I’m reposting this cookie recipe, which I just made recently for the two men while we were in-law-less this week, and I realized…I may have misprinted the recipe and needed to redig for it. SO I DID and I was WAY off…so I have adjusted the recipe and NOW it should be correct. Man oh man, what was I thinking?!?! Hoping you all are staying well and healthy.
— Cooking Maggie
Momma’s Chocolate Chip Cookies
- 1 cup butter (softened or straight from the fridge – does not matter!)
- 1 cup brown sugar
- 1 cup white sugar
- 2 teaspoon vanilla extract
- 2 eggs
- 2 1/2 cups oatmeal, slightly ground up
- 1 3/4 cups flour
- 1/2 teaspoon salt
- 1 teaspoon baking soda
- 1/2 teaspoon baking powder
- 1 bag of chocolate chips
- Preheat your over to 375°F. Prepare your baking sheets with either parchment paper, or silicone pads.

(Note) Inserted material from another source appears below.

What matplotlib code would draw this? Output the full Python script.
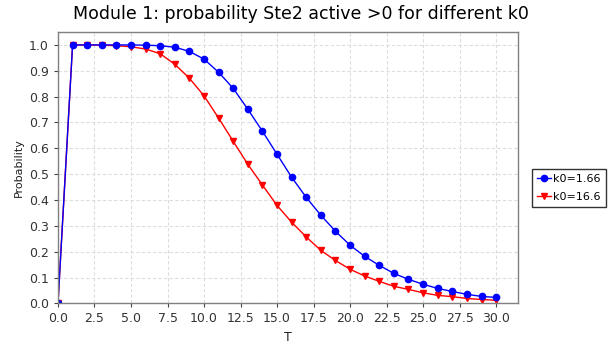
import matplotlib
matplotlib.use("Agg")
import matplotlib.pyplot as plt

T = list(range(31))

# k0=1.66 (blue circles)
p_k1 = [0.0, 1.0, 1.0, 1.0, 1.0, 1.0, 0.999, 0.997, 0.991, 0.975, 0.945,
        0.894, 0.832, 0.751, 0.666, 0.577, 0.488, 0.410, 0.341, 0.279, 0.225,
        0.182, 0.147, 0.116, 0.093, 0.074, 0.058, 0.046, 0.035, 0.027, 0.023]

# k0=16.6 (red triangles)
p_k2 = [0.0, 1.0, 1.0, 0.999, 0.997, 0.993, 0.984, 0.966, 0.925, 0.871, 0.803,
        0.717, 0.627, 0.538, 0.458, 0.379, 0.314, 0.257, 0.205, 0.166, 0.132,
        0.106, 0.085, 0.066, 0.054, 0.041, 0.031, 0.026, 0.019, 0.015, 0.012]

xticks = [0.0, 2.5, 5.0, 7.5, 10.0, 12.5, 15.0, 17.5, 20.0, 22.5, 25.0, 27.5, 30.0]
yticks = [0.0, 0.1, 0.2, 0.3, 0.4, 0.5, 0.6, 0.7, 0.8, 0.9, 1.0]

fig = plt.figure(figsize=(6.09, 3.54), dpi=100)
ax = fig.add_axes([0.0952, 0.143, 0.7554, 0.7666])

ax.plot(T, p_k2, '-', color='#ff0000', marker='v', markersize=5, linewidth=1,
        label='k0=16.6')
ax.plot(T, p_k1, '-', color='#0000ff', marker='o', markersize=4.5, linewidth=1,
        label='k0=1.66')

ax.set_xlim(0, 31.5)
ax.set_ylim(0, 1.05)
ax.set_xticks(xticks)
ax.set_xticklabels([f"{v:.1f}" for v in xticks])
ax.set_yticks(yticks)
ax.set_yticklabels([f"{v:.1f}" for v in yticks])
ax.tick_params(labelsize=9, colors='#444444', length=3, width=0.8,
               labelcolor='#333333')
for s in ax.spines.values():
    s.set_color('#808080')
    s.set_linewidth(1)
ax.grid(True, color='#dddddd', linestyle=(0, (3, 2)), linewidth=0.8)
ax.set_axisbelow(True)

ax.set_xlabel("T", fontsize=9, color='#222222')
ax.set_ylabel("Probability", fontsize=8, color='#222222')
fig.suptitle("Module 1: probability Ste2 active >0 for different k0",
             fontsize=12.5, x=0.494, y=0.985)

h, l = ax.get_legend_handles_labels()
leg = fig.legend(h[::-1], l[::-1], loc='center left',
                 bbox_to_anchor=(0.873, 0.469), fontsize=8,
                 frameon=True, fancybox=False, handlelength=1.3,
                 handletextpad=0.2, borderpad=0.45, labelspacing=0.7,
                 borderaxespad=0)
leg.get_frame().set_edgecolor('black')
leg.get_frame().set_linewidth(1)

fig.savefig("out.png", dpi=100)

- Put your oats in a processor/blender until slightly ground up (2-3 minutes). Add to a bowl along with the flour, baking soda, baking powder, and salt. Mix well, set aside.
- In a stand mixer (or bowl with hand mixer) cream together butter & sugars.
- Add the eggs one at a time, mixing just till incorporated, then add the vanilla extract.
- Add the dry to the wet just a little at a time until fully incorporated.
- Add in the chocolate chips.
- Scoop 3 tablespoons (1.5 oz) and work into balls on your sheets (about 1-2 inches between each ball). NO MORE THAN 9 BALLS PER SHEET! For thicker cookies, chill the balls for 60 minutes in the fridge. For thinner cookies, bake as is.
- Bake cookies for 10-12 minutes.
- Let cookies rest on cookie sheet until completely cool (I even let them sit in the fridge for about 30 minutes, then let them set out over night). Then ENJOY!